Tuesday, June 26, 2007

The Illinois AG's slow-motion probe

Is Illinois Attorney General Lisa Madigan taking a dive for one of the Democratic Party's biggest sources of campaign cash? That's quite a charge, for sure. But let's look at the raw facts:

* Madigan, a Democrat, has been investigating International Profit Associates, a business consulting firm based in the suburbs, since sometime in 2003. Some wars are waged and completed in less than four years.

* There are 175 complaints against IPA on file in the AG's office.

* The Better Business Bureau has 425 complaints on file against IPA and says the company has an "unsatisfactory record."

* State AG offices across the country have complaints on file against IPA, which telemarkets and consults nationwide.

* In the last decade, IPA has been sued more than 125 times by disgruntled ex-employees and businesses.

* Madigan took $20,750 in contributions from IPA, including use of IPA headquarters in Buffalo Grove, IL., for phone banks during her successful run for Attorney General in 2002. She refuses to return the money even though heavily investigated Illinois Governor Rod Blagojevich has returned nearly $200,000 in IPA contributions as have the previous and current AGs of Wisconsin and New York, respectively. It makes you wonder why New York Attorney General Andrew Cuomo distances himself from IPA money even though he's not investigating IPA and Madigan feels it is proper to keep the money while conducting an open (and lengthy) investigation.

* Those same IPA headquarters were used for phone banking by John Kerry in 2004 and unsuccessful Chicago area congressional candidate Dan Seals in 2006.

* IPA and its top executives have contributed nearly $1 million to state and federal politicians during the last decade. Nearly 90 percent went to Democrats, including $150,000 to Hillary Clinton, $86,000 to the Democratic National Senatorial Committee, and $23,700 to Melissa Bean, the current congresswoman whose represents the district where IPA resides.

* The conduit for much of the money appears to be Democratic fundraiser/lawyer Myron "Mike" Cherry, who has very helpful to a large number of Democrats, including Madigan, who received $8,000 from Cherry. IPA's longtime lawyer: Cherry.

* Besides the fraud complaints, the company is being sued by the federal government in the "most egregious" sexual harassment case ever filed by the Chicago office of the Equal Employment Opportunity Commission.
Madigan's office has said publicly that it won't return the money from IPA because it was collected before her investigation of IPA occurred. While that is true, had her staff checked on IPA it would have found the pending sexual harassment case in 2002 and might have noticed that previous Attorney General Jim Ryan had sued IPA in a 1999 case that resulted in a settlement. In other words, this company has been surrounded by smoke for a long time. Most AGs return campaign contributions from firms they are investigating—regardless of when the money was collected.

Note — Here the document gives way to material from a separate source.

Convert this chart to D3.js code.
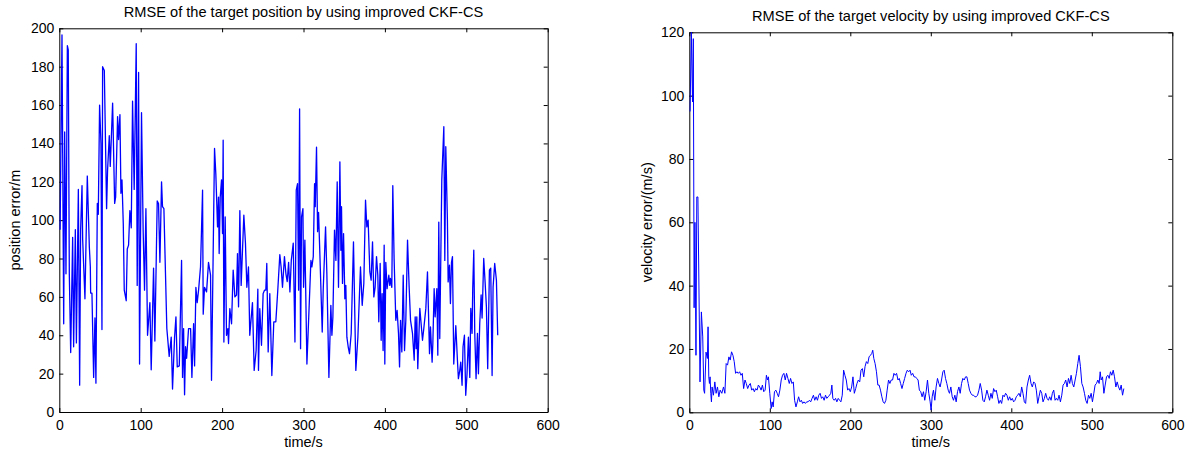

Her refusal to return the money is giving her investigation the taint of a whitewash. IPA is a very large company (1,800 employees) that is interacting with small businesses across the country every day. When she became Attorney General five years ago, Madigan said she would be a national leader on consumer fraud matters. She has her chance with IPA. It's been four years and counting. An aggressive AG probably would have filed a multi-state lawsuit by now. A person might wonder whether Madigan would be so docile if IPA was heavily entwined with the Republican Party instead of the Democrats.